Cambridge University is improving its IT service to 2,000 students and staff with a new customer support desk.
The Clinical School Computing Service (CSCS) at Cambridge University has chosen to deploy LANDesk's Service Desk 7.5 to deliver a better customer experience and greater transparency across its IT operations.
CSCS provides and supports IT across a number of departments in the University's School of Clinical Medicine and to affiliated research groups.
LANDesk’s system will support CSCS’s 2,000 users across 80 customer groups affiliated with the University. Previously CSCS was using several software applications to manage its service desk, including one to log incidents and service requests, one to record assets, and one to record users and billing information.
Cambridge said "constant manual intervention" created room for error. For instance, key data had to be manually copied each month between the applications to facilitate the monthly billing, and the billing reports were manually run, printed and posted to customers. And as the applications were not easily customisable, said CSCS, any changes to functionality required not only in-depth knowledge of the individual systems but also appropriate programming skills.

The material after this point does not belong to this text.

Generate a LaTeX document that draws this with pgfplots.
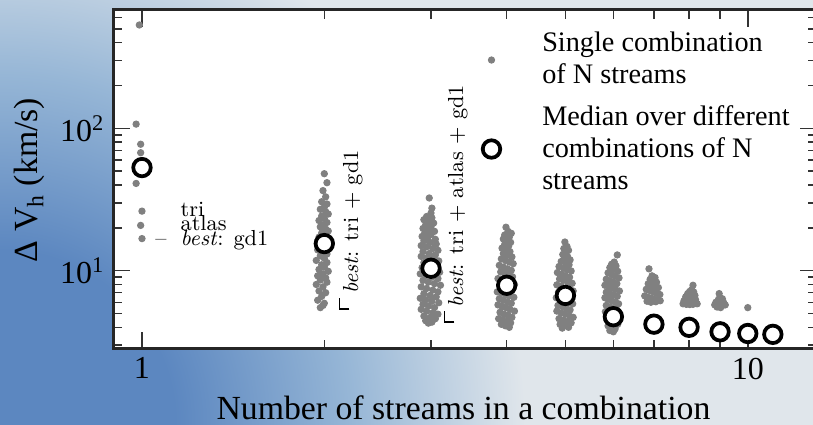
\documentclass[border=0pt]{standalone}
\usepackage{amssymb}
\usepackage{pgfplots}
\pgfplotsset{compat=1.18}
\usepackage[no-math]{fontspec}
\setmainfont{Liberation Serif}
\newfontfamily\lmr{Latin Modern Roman}
\definecolor{bgA}{RGB}{92,135,192}
\definecolor{bgM}{RGB}{150,182,214}
\definecolor{bgB}{RGB}{224,230,235}
\definecolor{dotgray}{RGB}{128,128,128}
\pgfdeclareradialshading{bgshade}{\pgfpoint{0bp}{0bp}}{color(0bp)=(bgA); color(7bp)=(bgA); color(14bp)=(bgM); color(21bp)=(bgB); color(50bp)=(bgB)}
\newcommand\crn{\rlap{\rule[0.4em]{0.06em}{0.5em}}\rule[0.84em]{0.55em}{0.06em}}
\begin{document}
\begin{tikzpicture}
\begin{scope}
\clip (0,0) rectangle (325.2pt,170pt);
\fill[bgB] (0,0) rectangle (325.2pt,170pt);
\shade[shading=bgshade] (0,0) circle (250pt);
\end{scope}
\begin{axis}[
  at={(45.4pt,30.4pt)}, anchor=south west,
  scale only axis, width=281.4pt, height=135.6pt,
  xmode=log, ymode=log,
  xmin=0.8974, xmax=13.01, ymin=2.818, ymax=678,
  axis background/.style={fill=white},
  axis line style={line width=1.2pt, color=black!85},
  tick align=inside, tick pos=both,
  xtick={1,10}, xticklabels={1,10},
  minor xtick={2,3,4,5,6,7,8,9},
  ytick={10,100}, yticklabels={10\textsuperscript{1},10\textsuperscript{2}},
  minor ytick={3,4,5,6,7,8,9,20,30,40,50,60,70,80,90,200,300,400,500,600},
  major tick length=6.8pt, minor tick length=3.6pt,
  tick style={line width=0.6pt, color=black!80},
  xticklabel style={font=\fontsize{12.8}{15}\selectfont},
  yticklabel style={font=\fontsize{12.8}{15}\selectfont},
  xlabel={Number of streams in a combination},
  ylabel={Δ V\textsubscript{h} (km/s)},
  label style={font=\fontsize{13.5}{16}\selectfont},
  xlabel style={at={(axis description cs:0.4975,-0.2094)}, anchor=base},
  ylabel style={at={(axis description cs:-0.119,0.4985)}, anchor=center},
  legend style={draw=none, fill=none, at={(axis description cs:0.5135,0.965)}, anchor=north west,
    font=\fontsize{11.3}{12.8}\selectfont, cells={anchor=west, align=left}, row sep=3pt,
    /tikz/every odd column/.append style={column sep=14.8pt}},
]
\addplot[dotgray, only marks, mark=*, mark size=1.25pt, mark options={draw=dotgray, fill=dotgray}] table {
x y
0.99 532
0.978 107
0.995 77.3
0.995 67.4
1.0 55
1.0 48
0.978 41
1.0 26.2
0.995 20.8
1.0 16.8
2.00 48
2.02 41.5
1.99 36.5
2.01 33
1.98 30.5
2.02 29.4
2.00 28
1.97 27
2.01 26
2.03 25
1.98 24.2
2.00 23.3
1.96 22.5
2.02 21.8
1.99 21
1.97 20.3
2.01 19.6
2.03 19
1.98 18.4
2.00 17.8
1.96 17.2
2.02 16.6
1.99 16
1.97 15.5
2.01 15
2.03 14.4
1.95 14
1.99 13.6
2.02 13.1
1.97 12.7
2.00 12.2
1.94 11.8
2.02 11.4
1.98 11
2.00 10.6
1.96 10.2
2.03 9.9
1.99 9.5
1.95 9.2
2.01 8.9
1.97 8.6
2.02 8.3
1.94 8.0
1.99 7.7
1.96 7.2
2.01 7.0
1.98 6.6
1.95 6.2
2.00 5.9
1.97 5.5
1.99 5.7
2.98 32.4
3.01 27.5
3.00 25.4
2.95 24.0
3.01 23.5
2.92 22.8
2.98 22.2
3.03 21.6
2.94 21.0
3.00 20.4
2.91 19.8
2.97 19.4
3.04 18.9
2.93 18.4
3.00 17.9
2.90 17.4
2.96 17.0
3.05 16.6
2.92 16.2
2.99 15.8
3.06 15.4
2.89 15.0
2.95 14.7
3.02 14.3
3.08 13.9
2.91 13.6
2.98 13.2
3.05 12.9
2.89 12.6
2.95 12.3
3.01 12.0
3.09 11.7
2.92 11.4
2.99 11.1
3.06 10.8
2.90 10.5
2.96 10.3
3.03 10.0
3.10 9.75
2.88 9.5
2.94 9.25
3.01 9.0
3.08 8.8
2.91 8.55
2.97 8.3
3.04 8.1
3.11 7.9
2.89 7.7
2.95 7.5
3.02 7.3
3.08 7.1
2.92 6.9
2.99 6.7
3.06 6.55
2.88 6.4
2.94 6.25
3.01 6.1
3.09 5.95
2.91 5.8
2.97 5.65
3.04 5.5
2.89 5.35
2.95 5.2
3.02 5.05
3.08 4.95
2.92 4.8
2.99 4.7
3.05 4.6
2.94 4.45
3.01 4.35
2.97 4.28
3.99 20.2
4.02 18.9
4.07 18.3
3.97 17.8
4.04 17.2
3.95 16.7
4.01 16.2
4.06 15.8
3.97 15.3
4.03 14.9
3.93 14.4
3.99 14.0
4.05 13.6
3.95 13.2
4.01 12.8
4.08 12.5
3.92 12.1
3.98 11.8
4.04 11.5
4.10 11.2
3.89 10.9
3.95 10.6
4.01 10.3
4.07 10.05
3.91 9.8
3.97 9.55
4.03 9.3
4.09 9.05
3.87 8.8
3.93 8.6
3.99 8.4
4.05 8.2
4.12 8.0
3.90 7.8
3.96 7.6
4.02 7.4
4.08 7.25
3.86 7.1
3.92 6.95
3.98 6.8
4.04 6.65
4.11 6.5
3.89 6.35
3.95 6.2
4.01 6.05
4.07 5.9
3.87 5.75
3.93 5.6
3.99 5.5
4.05 5.35
4.12 5.2
3.90 5.1
3.96 4.95
4.02 4.85
4.08 4.7
3.88 4.6
3.94 4.5
4.00 4.4
4.06 4.3
3.92 4.2
3.98 4.1
4.04 4.0
4.99 15.9
5.03 14.8
4.97 14.3
5.06 13.9
5.00 13.4
4.95 13.0
5.04 12.6
4.98 12.2
5.09 11.9
4.92 11.6
5.01 11.3
5.07 11.0
4.88 10.7
4.96 10.45
5.03 10.2
5.11 9.95
4.85 9.7
4.93 9.45
5.00 9.2
5.08 9.0
4.89 8.75
4.96 8.55
5.04 8.35
5.13 8.15
4.84 7.95
4.92 7.75
5.00 7.55
5.07 7.4
5.15 7.2
4.87 7.05
4.95 6.9
5.03 6.75
5.10 6.6
4.83 6.45
4.91 6.3
4.98 6.15
5.06 6.0
5.14 5.85
4.86 5.7
4.94 5.6
5.02 5.45
5.09 5.3
4.84 5.2
4.92 5.05
5.00 4.95
5.08 4.8
5.15 4.7
4.88 4.6
4.96 4.5
5.04 4.4
5.11 4.3
4.90 4.2
4.98 4.1
5.06 4.0
4.94 3.95
6.09 12.9
6.02 11.5
5.96 11.1
6.06 10.8
5.92 10.5
6.00 10.2
6.10 9.9
5.88 9.65
5.96 9.4
6.04 9.15
6.13 8.9
5.84 8.7
5.92 8.5
6.00 8.3
6.08 8.1
5.81 7.9
5.89 7.75
5.97 7.55
6.05 7.4
6.14 7.2
5.84 7.05
5.92 6.9
6.00 6.75
6.09 6.6
5.81 6.45
5.88 6.3
5.96 6.15
6.04 6.0
6.12 5.85
5.84 5.7
5.92 5.55
6.00 5.4
6.08 5.3
5.82 5.15
5.90 5.0
5.98 4.9
6.06 4.75
6.13 4.6
5.86 4.5
5.94 4.4
6.02 4.3
6.10 4.2
5.88 4.1
5.96 4.0
6.04 3.9
5.92 3.8
6.00 3.72
6.87 10.3
6.95 9.2
7.03 8.95
6.90 8.7
6.99 8.5
7.07 8.3
6.85 8.1
6.94 7.9
7.03 7.75
7.12 7.6
6.80 7.4
6.89 7.25
6.98 7.1
7.07 6.95
7.16 6.8
6.76 6.65
6.85 6.5
6.94 6.4
7.03 6.3
7.12 6.2
6.82 6.1
6.92 6.0
7.05 6.05
7.17 6.15
6.98 4.4
7.02 4.2
8.12 7.9
8.08 7.35
8.02 7.15
8.14 7.1
7.96 6.9
8.06 6.8
8.18 6.7
7.90 6.55
8.00 6.45
8.10 6.35
8.20 6.25
7.85 6.15
7.95 6.05
8.05 5.95
8.15 5.9
7.82 5.85
8.25 5.85
7.92 5.8
8.02 5.78
8.12 5.8
8.97 6.9
8.95 6.3
9.08 6.35
8.86 6.0
8.98 5.95
9.12 6.0
8.82 5.75
8.94 5.7
9.06 5.65
9.18 5.75
8.90 5.55
9.02 5.5
10.0 5.5
};
\addlegendentry{Single combination\\of N streams}
\addplot[black, only marks, mark=*, mark size=3.5pt, mark options={draw=black, fill=white, line width=1.5pt}] table {
x y
1 53
2 15.5
3 10.4
4 7.9
5 6.7
6 4.75
7 4.21
8 4.0
9 3.72
10 3.62
11 3.57
};
\addlegendentry{Median over different\\combinations of N\\streams}
\node[font={\lmr\fontsize{8.7}{10}\selectfont}, anchor=base west, inner sep=0pt] at (axis cs:1.156,23.9) {tri};
\node[font={\lmr\fontsize{8.7}{10}\selectfont}, anchor=base west, inner sep=0pt] at (axis cs:1.156,19.1) {atlas};
\node[font={\lmr\fontsize{8.7}{10}\selectfont}, anchor=base west, inner sep=0pt] at (axis cs:1.156,15.0) {\textit{best}: gd1};
\node[font={\lmr\fontsize{8.7}{10}\selectfont}, anchor=base west, inner sep=0pt] at (axis cs:1.0507,15.0) {–};
\node[font={\lmr\fontsize{8.7}{10}\selectfont}, rotate=90, anchor=base west, inner sep=0pt] at (axis cs:2.274,5.29) {\crn\,\textit{best}: tri + gd1};
\node[font={\lmr\fontsize{8.7}{10}\selectfont}, rotate=90, anchor=base west, inner sep=0pt] at (axis cs:3.39,4.28) {\crn\,\textit{best}: tri + atlas + gd1};
\end{axis}
\pgfresetboundingbox
\useasboundingbox (0,0) rectangle (325.2pt,170pt);
\end{tikzpicture}
\end{document}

Mihaela Damian, project manager at CSCS, said: “As one of the largest providers of IT services at the University we have thousands of customers relying on us to support them and their devices quickly and accurately."
Damian added: "With our dated, disparate systems we just weren’t able to keep up with the number of incidents or complexity of issues, which caused frustrations. We knew we needed to upgrade to a service desk that could guarantee accuracy and simplicity.”
LANDesk has helped to merge all databases into a single system, increasing efficiency in the team and reducing overall costs, said Damian.
"Our teams now have more time to focus on customer support rather than back-end problems," she said.
Last year it was announced that Dell and Intel planned to open two "product centres of competence" at Cambridge University. A third centre was also being planned.